It is sometimes confused with ‘figure painting’ or ‘figural art’, which exclusively depicts human or animal subjects.
The Federation of British Artists (FBA) has two Societies specialising in figural art and figure painting or drawing: The Royal Society of Portrait Painters and the Hesketh Hubbard Art Society. The Society of Wildlife Artists depicts animals and birds, which makes it another figural based art society.
Representation and Abstraction
The word figurative gives rise to interesting questions. Sometimes there is an assumption that figuration and abstraction are mutually exclusive.
We should not necessarily think about the boundaries between figuration and abstraction but focus on their connections.
No longer considered opposites, the Figurative vs Abstract debate is not the same as in the early 20th century.
A considerable amount of work from FBA artists is somewhere between what some might consider the dividing line of abstraction and figuration.
Pattern and abstract elements can synthesise representational paintings, giving an impression of something more recognisably real.
Is there a difference between that and what we might call non-objective abstraction when the work does not represent or depict a person, place or thing?
How can we tell which is which? By contextualising the work through its title, concept, familiarity with the artist’s work. Metaphorical and allegorical aspects might come into play. Work might not be depicting a person, place or thing, but instead an emotional state or a feeling. Are these not also part of reality?
Observation and Draughtsmanship
At the FBA, we emphasise the art-making process, skill, and craft, but that does not mean that concept and context are neglected or considered inferior.

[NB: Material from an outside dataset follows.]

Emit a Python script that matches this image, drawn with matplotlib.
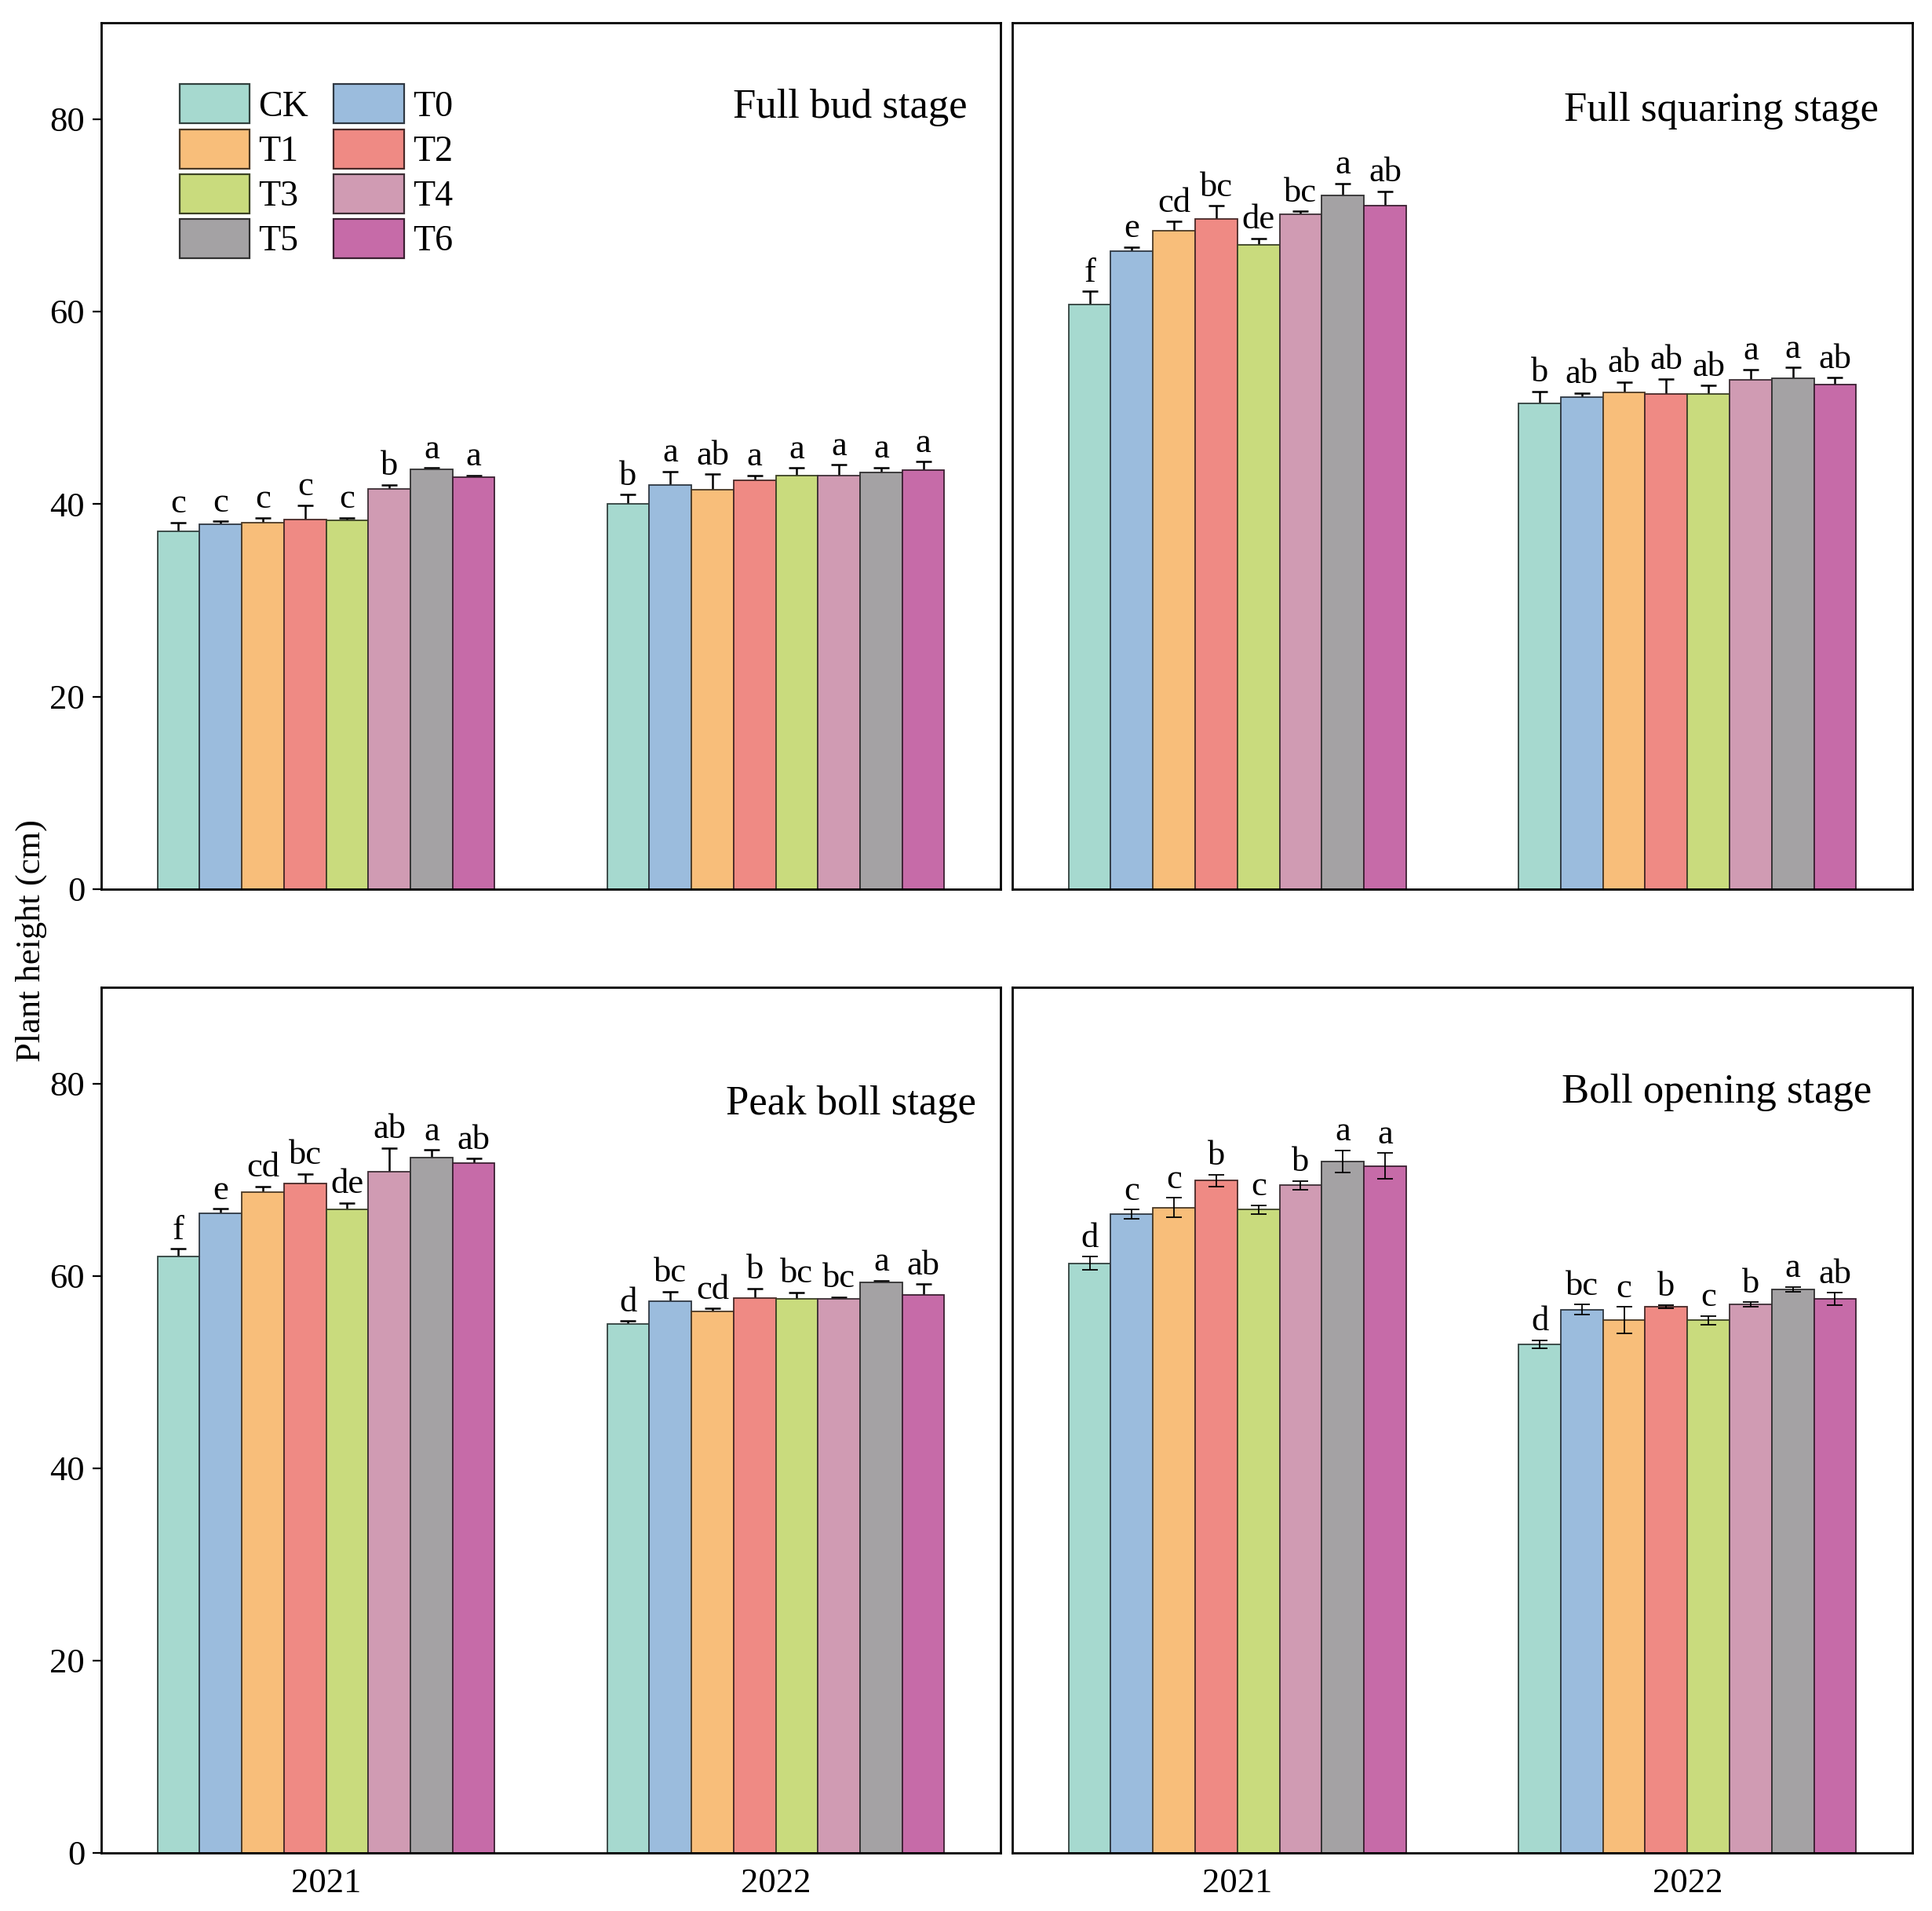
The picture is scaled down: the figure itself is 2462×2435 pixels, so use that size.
import matplotlib
matplotlib.use('Agg')
import matplotlib.pyplot as plt
import numpy as np
from matplotlib.patches import Patch
from matplotlib.colors import to_rgb
import matplotlib.transforms as mtransforms

plt.rcParams['font.family'] = ['Liberation Serif', 'DejaVu Serif']

treatments = ['CK', 'T0', 'T1', 'T2', 'T3', 'T4', 'T5', 'T6']
years = ['2021', '2022']
colors = ['#A6D9CF', '#9BBCDD', '#F8BE7A', '#EF8A84', '#C9DB7D', '#D09BB3', '#A4A2A4', '#C66BA8']
stages = ['Full bud stage', 'Full squaring stage', 'Peak boll stage', 'Boll opening stage']

# Full bud stage
bud_2021 = [37.2, 37.9, 38.1, 38.4, 38.3, 41.6, 43.6, 42.8]
bud_2021_err = [0.9, 0.3, 0.5, 1.5, 0.3, 0.4, 0.15, 0.2]
bud_2021_sig = ['c', 'c', 'c', 'c', 'c', 'b', 'a', 'a']
bud_2022 = [40.0, 42.0, 41.5, 42.5, 43.0, 43.0, 43.3, 43.5]
bud_2022_err = [1.0, 1.4, 1.6, 0.5, 0.75, 1.1, 0.5, 0.9]
bud_2022_sig = ['b', 'a', 'ab', 'a', 'a', 'a', 'a', 'a']

# Full squaring stage
squ_2021 = [60.7, 66.25, 68.4, 69.6, 66.9, 70.1, 72.1, 71.0]
squ_2021_err = [1.4, 0.45, 0.95, 1.4, 0.7, 0.3, 1.2, 1.5]
squ_2021_sig = ['f', 'e', 'cd', 'bc', 'de', 'bc', 'a', 'ab']
squ_2022 = [50.5, 51.1, 51.6, 51.4, 51.4, 52.9, 53.1, 52.4]
squ_2022_err = [1.2, 0.45, 1.1, 1.6, 0.9, 1.1, 1.1, 0.75]
squ_2022_sig = ['b', 'ab', 'ab', 'ab', 'ab', 'a', 'a', 'ab']

# Peak boll stage
pb_2021 = [62.0, 66.5, 68.7, 69.6, 66.9, 70.8, 72.3, 71.7]
pb_2021_err = [0.8, 0.45, 0.6, 1.0, 0.7, 2.5, 0.8, 0.5]
pb_2021_sig = ['f', 'e', 'cd', 'bc', 'de', 'ab', 'a', 'ab']
pb_2022 = [55.0, 57.35, 56.3, 57.7, 57.6, 57.6, 59.3, 58.0]
pb_2022_err = [0.3, 1.0, 0.3, 1.0, 0.7, 0.2, 0.2, 1.15]
pb_2022_sig = ['d', 'bc', 'cd', 'b', 'bc', 'bc', 'a', 'ab']

# Boll opening stage
bo_2021 = [61.3, 66.4, 67.1, 69.9, 66.9, 69.4, 71.9, 71.4]
bo_2021_err = [0.7, 0.5, 1.0, 0.6, 0.45, 0.45, 1.15, 1.35]
bo_2021_sig = ['d', 'c', 'c', 'b', 'c', 'b', 'a', 'a']
bo_2022 = [52.9, 56.5, 55.4, 56.8, 55.4, 57.0, 58.6, 57.6]
bo_2022_err = [0.4, 0.5, 1.35, 0.15, 0.45, 0.25, 0.25, 0.65]
bo_2022_sig = ['d', 'bc', 'c', 'b', 'c', 'b', 'a', 'ab']

panels = [
    (stages[0], [bud_2021, bud_2022], [bud_2021_err, bud_2022_err], [bud_2021_sig, bud_2022_sig]),
    (stages[1], [squ_2021, squ_2022], [squ_2021_err, squ_2022_err], [squ_2021_sig, squ_2022_sig]),
    (stages[2], [pb_2021, pb_2022], [pb_2021_err, pb_2022_err], [pb_2021_sig, pb_2022_sig]),
    (stages[3], [bo_2021, bo_2022], [bo_2021_err, bo_2022_err], [bo_2021_sig, bo_2022_sig]),
]

W, H = 2462, 2435
fig = plt.figure(figsize=(W / 100, H / 100), dpi=100)

def rect(l, r, t, b):
    return [l / W, 1 - b / H, (r - l) / W, (b - t) / H]

rects = [rect(129, 1275, 29, 1133), rect(1290, 2437, 29, 1133),
         rect(129, 1275, 1258, 2361), rect(1290, 2437, 1258, 2361)]
title_pos = [(0.963, 80.1), (0.9625, 79.8), (0.973, 76.8), (0.955, 78.0)]

bw = 0.75 / 8
edge_cols = [tuple(np.array(to_rgb(c)) * 0.3) for c in colors]

for k, (title, means, errs, sigs) in enumerate(panels):
    ax = fig.add_axes(rects[k])
    err_front = (k == 3)
    for g in range(2):
        for i in range(8):
            x = g + (i - 3.5) * bw
            ax.bar(x, means[g][i], width=bw, color=colors[i], edgecolor=edge_cols[i],
                   linewidth=1.3, zorder=2)
            ax.errorbar(x, means[g][i], yerr=errs[g][i], fmt='none', ecolor='black',
                        elinewidth=1.3 if err_front else 1.8, capsize=7,
                        capthick=1.3 if err_front else 1.8,
                        zorder=4 if err_front else 1)
            ax.annotate(sigs[g][i], (x, means[g][i] + errs[g][i]), xytext=(0, 9),
                        textcoords='offset points', ha='center', va='baseline',
                        fontsize=32, zorder=5)
    ax.set_xlim(-0.5, 1.5)
    ax.set_ylim(0, 90)
    ax.set_yticks([0, 20, 40, 60, 80])
    ax.set_xticks([0, 1])
    ax.set_xticklabels(years)
    for sp in ax.spines.values():
        sp.set_linewidth(2)
    ax.tick_params(axis='y', direction='out', length=8, width=1.6, labelsize=32, pad=7)
    ax.tick_params(axis='x', length=0, labelsize=32, pad=14)
    if k in (1, 3):
        ax.tick_params(axis='y', left=False, labelleft=False)
    if k in (0, 1):
        ax.tick_params(axis='x', labelbottom=False)
    trans = mtransforms.blended_transform_factory(ax.transAxes, ax.transData)
    ax.text(title_pos[k][0], title_pos[k][1], title, transform=trans,
            ha='right', va='baseline', fontsize=38)
    if k == 0:
        order = [0, 2, 4, 6, 1, 3, 5, 7]
        handles = [Patch(facecolor=colors[j], edgecolor=edge_cols[j], linewidth=1.6,
                         label=treatments[j]) for j in order]
        ax.legend(handles=handles, ncol=2, loc='upper left', bbox_to_anchor=(0.087, 0.929),
                  frameon=False, fontsize=33, borderpad=0, borderaxespad=0,
                  handlelength=1.95, handleheight=1.3, handletextpad=0.25,
                  columnspacing=0.7, labelspacing=0.15)

fig.text(40 / W, 0.508, 'Plant height (cm)', rotation=90, ha='center', va='center',
         fontsize=32)

fig.savefig('out.png', dpi=100)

Observation and draughtsmanship are vital concerns, even for those Societies whose focus is on the media used rather than the subjects depicted, such as The Pastel Society, Royal Institute of Painters in Water Colours and Royal Institute Oil Painters.
For these Societies, the technical skills and use of their chosen medium are no less important than the work's subject.
They are finding new and innovative ways to apply these media, broadening the idea of what can be achieved with these media and what can be included in that media definition.
Contemporary Figurative Art encompasses both elements of abstraction and representation.
Many of our figurative artists share a need to reflect the world around them, going beyond just representing physicality by interpreting social realities and personal experiences.
A lot of what surrounds us and our perception of it is fragmented and abstract in a non-literal, visual sense, so it is exciting to see where today’s artists’ seeking to represent reality fall within the figurative art tradition.